Beim Hin und Her ums ICC "kann man nur weinen", sagte Paus, das Kongresszentrum sei "jahrzehntelang schlechtgeredet worden". Meyer ärgerte sich darüber, dass die Messegesellschaft das ICC nicht wieder in Betrieb nehmen will: "Warum fordert der Senat die Messe nicht auf, ihren Widerstand aufzugeben?"
Bezahlbaren Wohnraum wollen alle, aber auf verschiedene Weise
Bundespolitisch wurde die Debatte beim Thema Wohnen. Steigende Mietpreise und der Abriss von Mietshäusern zugunsten luxuriöser Neubauten mit Eigentumswohnungen machen es für viele Menschen auch in der City West immer schwerer, bezahlbaren Wohnraum zu finden. Gesetzesänderungen, um dem entgegenzuwirken, müssten überwiegend auf der Bundesebene beschlossen werden. Lisa Paus nannte als eines ihrer wichtigsten Ziele, die "Wohnungsgemeinnützigkeit wieder einzuführen" und sprach sich für eine schärfere "Mietpreisbremse" aus. Noch weiter ging Friederike Benda: "Wohnen muss ein Grundrecht sein", der Wohnungsbau solle großenteils "staatlich organisiert" werden.
FDP-Kandidat Meyer sah das Problem mehr im "viel zu geringem Angebot am Wohnungsmarkt". Nicolaus Fest forderte, "Bürokratie abzubauen" und die Innenstadtlagen "wesentlich" zu verdichten: "Die Leute wollen nicht weit draußen wohnen."
Tim Renner bezeichnete die Annahme, dass hauptsächlich Sozialmieter mit Wohnberechtigungsscheinen (WBS) vom Mangel an preisgünstigem Wohnraum betroffen seien, als "Irrtum". Vielmehr gebe es besonders große Probleme "bei denen, die nicht WBS-berechtigt sind" – wenn das Einkommen also zwar etwas über der Bemessungsgrenze liege, die Wohnungssuchenden aber trotzdem nicht in der Lage seien, hohe Preise zu zahlen.
- Der Diskussionsabend wurde vom Autor dieses Berichts moderiert.

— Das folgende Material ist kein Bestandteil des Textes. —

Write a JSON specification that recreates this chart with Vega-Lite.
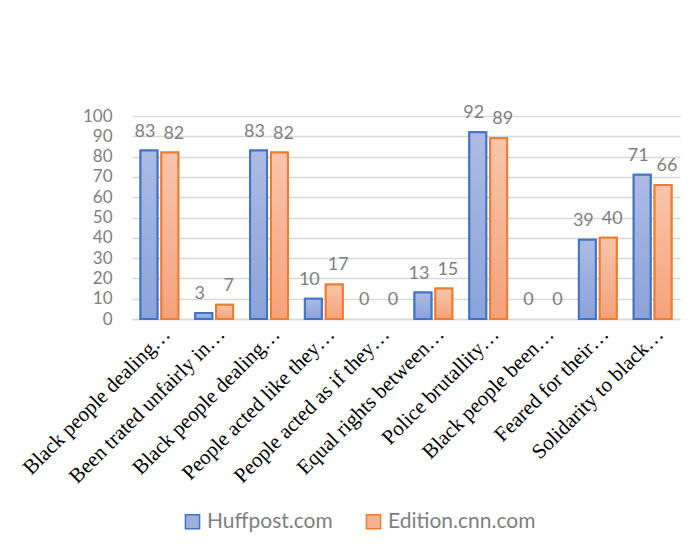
{
  "$schema": "https://vega.github.io/schema/vega-lite/v6.json",
  "autosize": "none",
  "width": 548,
  "height": 203,
  "padding": {"left": 132, "top": 116, "right": 19, "bottom": 237},
  "background": "white",
  "data": {
    "values": [
      {"category": "Black people dealing…", "series": "Huffpost.com", "value": 83},
      {"category": "Black people dealing…", "series": "Edition.cnn.com", "value": 82},
      {"category": "Been trated unfairly in…", "series": "Huffpost.com", "value": 3},
      {"category": "Been trated unfairly in…", "series": "Edition.cnn.com", "value": 7},
      {"category": "Black people dealing… ", "series": "Huffpost.com", "value": 83},
      {"category": "Black people dealing… ", "series": "Edition.cnn.com", "value": 82},
      {"category": "People acted like they…", "series": "Huffpost.com", "value": 10},
      {"category": "People acted like they…", "series": "Edition.cnn.com", "value": 17},
      {"category": "People acted as if they…", "series": "Huffpost.com", "value": 0},
      {"category": "People acted as if they…", "series": "Edition.cnn.com", "value": 0},
      {"category": "Equal rights between…", "series": "Huffpost.com", "value": 13},
      {"category": "Equal rights between…", "series": "Edition.cnn.com", "value": 15},
      {"category": "Police brutallity…", "series": "Huffpost.com", "value": 92},
      {"category": "Police brutallity…", "series": "Edition.cnn.com", "value": 89},
      {"category": "Black people been…", "series": "Huffpost.com", "value": 0},
      {"category": "Black people been…", "series": "Edition.cnn.com", "value": 0},
      {"category": "Feared for their…", "series": "Huffpost.com", "value": 39},
      {"category": "Feared for their…", "series": "Edition.cnn.com", "value": 40},
      {"category": "Solidarity to black…", "series": "Huffpost.com", "value": 71},
      {"category": "Solidarity to black…", "series": "Edition.cnn.com", "value": 66}
    ]
  },
  "encoding": {
    "x": {
      "field": "category",
      "type": "nominal",
      "sort": ["Black people dealing…", "Been trated unfairly in…", "Black people dealing… ", "People acted like they…", "People acted as if they…", "Equal rights between…", "Police brutallity…", "Black people been…", "Feared for their…", "Solidarity to black…"],
      "scale": {"paddingInner": 0.31, "paddingOuter": 0.155},
      "axis": {
        "title": null,
        "labelAngle": -45,
        "labelAlign": "right",
        "labelBaseline": "top",
        "labelFont": "Liberation Serif",
        "labelFontSize": 21,
        "labelColor": "#000000",
        "labelPadding": 4,
        "labelLimit": 300,
        "ticks": false,
        "domainColor": "#d9d9d9",
        "domainWidth": 1.5,
        "grid": false
      }
    },
    "xOffset": {
      "field": "series",
      "type": "nominal",
      "sort": ["Huffpost.com", "Edition.cnn.com"],
      "scale": {"domain": ["Huffpost.com", "Edition.cnn.com"], "paddingInner": 0.19, "paddingOuter": 0}
    },
    "y": {
      "field": "value",
      "type": "quantitative",
      "scale": {"domain": [0, 100], "nice": false},
      "axis": {
        "title": null,
        "values": [0, 10, 20, 30, 40, 50, 60, 70, 80, 90, 100],
        "labelFont": "Lato",
        "labelFontSize": 17,
        "labelColor": "#7f7f7f",
        "labelPadding": 20,
        "ticks": false,
        "domain": false,
        "gridColor": "#d9d9d9",
        "gridWidth": 1.5
      }
    }
  },
  "layer": [
    {
      "transform": [{"filter": "datum.value > 0"}],
      "mark": {"type": "bar", "strokeWidth": 2},
      "encoding": {
        "fill": {
          "field": "series",
          "type": "nominal",
          "sort": ["Huffpost.com", "Edition.cnn.com"],
          "scale": {"domain": ["Huffpost.com", "Edition.cnn.com"], "range": ["#9eb1de", "#f6b394"]},
          "legend": {
            "title": null,
            "orient": "none",
            "legendX": 50,
            "legendY": 395,
            "direction": "horizontal",
            "symbolType": "square",
            "symbolSize": 200,
            "symbolStrokeWidth": 1.5,
            "labelFont": "Lato",
            "labelFontSize": 21,
            "labelColor": "#7f7f7f",
            "columnPadding": 30,
            "labelOffset": 4
          }
        },
        "stroke": {
          "field": "series",
          "type": "nominal",
          "sort": ["Huffpost.com", "Edition.cnn.com"],
          "scale": {"domain": ["Huffpost.com", "Edition.cnn.com"], "range": ["#4472c4", "#ed7d31"]},
          "legend": {
            "title": null,
            "orient": "none",
            "legendX": 50,
            "legendY": 395,
            "direction": "horizontal",
            "symbolType": "square",
            "symbolSize": 200,
            "symbolStrokeWidth": 1.5,
            "labelFont": "Lato",
            "labelFontSize": 21,
            "labelColor": "#7f7f7f",
            "columnPadding": 30,
            "labelOffset": 4
          }
        }
      }
    },
    {
      "transform": [{"filter": "datum.value > 0 && datum.series === 'Huffpost.com'"}],
      "mark": {
        "type": "bar",
        "strokeWidth": 2,
        "stroke": "#4472c4",
        "fill": {"gradient": "linear", "x1": 0, "y1": 0, "x2": 0, "y2": 1, "stops": [{"offset": 0, "color": "#abbbe3"}, {"offset": 1, "color": "#8aa3d9"}]}
      },
      "encoding": {}
    },
    {
      "transform": [{"filter": "datum.value > 0 && datum.series === 'Edition.cnn.com'"}],
      "mark": {
        "type": "bar",
        "strokeWidth": 2,
        "stroke": "#ed7d31",
        "fill": {"gradient": "linear", "x1": 0, "y1": 0, "x2": 0, "y2": 1, "stops": [{"offset": 0, "color": "#f9c5ab"}, {"offset": 1, "color": "#f4a27a"}]}
      },
      "encoding": {}
    },
    {
      "transform": [{"filter": "datum.series === 'Huffpost.com'"}],
      "mark": {"type": "text", "baseline": "bottom", "dy": -10, "dx": -4, "font": "Lato", "fontSize": 18, "color": "#7f7f7f"},
      "encoding": {
        "text": {"field": "value", "type": "quantitative"}
      }
    },
    {
      "transform": [{"filter": "datum.series === 'Edition.cnn.com'"}],
      "mark": {"type": "text", "baseline": "bottom", "dy": -10, "dx": 4, "font": "Lato", "fontSize": 18, "color": "#7f7f7f"},
      "encoding": {
        "text": {"field": "value", "type": "quantitative"}
      }
    }
  ],
  "config": {
    "view": {"stroke": null}
  }
}
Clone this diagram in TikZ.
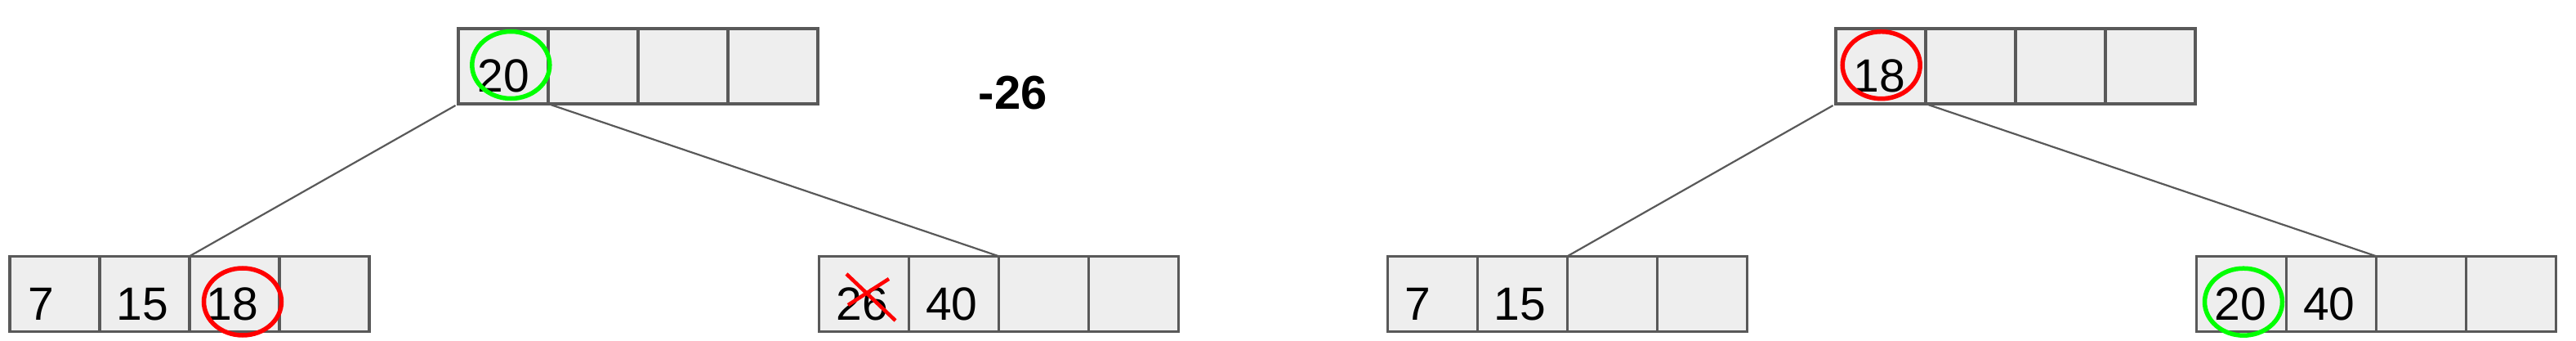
\documentclass[tikz,border=0pt]{standalone}
\usepackage{fontspec}
\setmainfont{Liberation Sans}
\usetikzlibrary{shapes.geometric}
\definecolor{boxgray}{HTML}{595959}
\definecolor{cellfill}{HTML}{EEEEEE}
\definecolor{hlgreen}{HTML}{00FF00}
\definecolor{hlred}{HTML}{FF0000}
\tikzset{
  cell/.style={rectangle, draw=boxgray, fill=cellfill, line width=3.2pt,
    minimum width=110pt, minimum height=92pt, inner sep=0pt, outer sep=0pt},
  num/.style={anchor=base west, inner sep=0pt, outer sep=0pt,
    font=\fontsize{57pt}{60pt}\selectfont, text=black},
  edge/.style={draw=boxgray, line width=2.2pt, shorten <=4pt},
  ring/.style={ellipse, line width=5.5pt, minimum width=95pt, minimum height=82pt,
    inner sep=0pt, outer sep=0pt},
  greenring/.style={ring, draw=hlgreen},
  redring/.style={ring, draw=hlred},
  cross/.style={draw=hlred, line width=4.5pt}
}
\begin{document}
\begin{tikzpicture}[x=1pt,y=-1pt]
\path[use as bounding box] (0,0) rectangle (3153,417);
% ---------- left tree ----------
\foreach \i/\x in {1/616,2/726,3/836,4/946} \node[cell] (T\i) at (\x,81) {};
\foreach \i/\x in {1/67,2/177,3/287,4/397} \node[cell] (L\i) at (\x,359.3) {};
\foreach \i/\x in {1/1057.5,2/1167.5,3/1277.5,4/1387.5} \node[cell] (M\i) at (\x,359.3) {};
% ---------- right tree ----------
\foreach \i/\x in {1/2302,2/2412,3/2522,4/2632} \node[cell] (U\i) at (\x,81) {};
\foreach \i/\x in {1/1753.5,2/1863.5,3/1973.5,4/2083.5} \node[cell] (R\i) at (\x,359.3) {};
\foreach \i/\x in {1/2743.5,2/2853.5,3/2963.5,4/3073.5} \node[cell] (B\i) at (\x,359.3) {};
% ---------- connectors ----------
\draw[edge] (T1.south west) -- (L3.north west);
\draw[edge] (T1.south east) -- (M3.north west);
\draw[edge] (U1.south west) -- (R3.north west);
\draw[edge] (U1.south east) -- (B3.north west);
% ---------- numbers ----------
\node[num] (nT1) at (584.5,112.3) {20};
\node[num] (nL1) at (34,391) {7};
\node[num] (nL2) at (142.8,391) {15};
\node[num] (nL3) at (252.8,391) {18};
\node[num] (nM1) at (1023.3,391) {26};
\node[num] (nM2) at (1133,391) {40};
\node[num] (nR1) at (1719,391) {7};
\node[num] (nR2) at (1828.8,391) {15};
\node[num] (nU1) at (2268.8,112.3) {18};
\node[num] (nB1) at (2710.6,391) {20};
\node[num] (nB2) at (2819,391) {40};
% ---------- label ----------
\node[anchor=base west, inner sep=0pt, font=\fontsize{58pt}{60pt}\selectfont\bfseries] (lbl) at (1197.5,133.3) {-26};
% ---------- highlight rings ----------
\node[greenring] (gT) at (625.3,79.5) {};
\node[redring] (rL) at (297,369) {};
\node[redring] (rU) at (2302.7,79.7) {};
\node[greenring] (gB) at (2746,369.2) {};
% ---------- strike-out ----------
\draw[cross] (1036,335) -- (1096,392);
\draw[cross] (1088,341) -- (1038,373);
\end{tikzpicture}
\end{document}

Für den 13. September laden auch der Charlottenburg-Wilmersdorfer Bürgermeister Reinhard Naumann (SPD) und die „Partnerschaft für Demokratie“ zur Diskussion mit Bundestagskandidaten ein (ab 19.30 Uhr im BVV-Saal des Rathauses Charlottenburg). Allerdings sind nur Direktkandidaten der „gegenwärtig im Bundestag vertretenen Parteien“ im Wahlkreis eingeladen, was die AfD und die FDP ausschließt.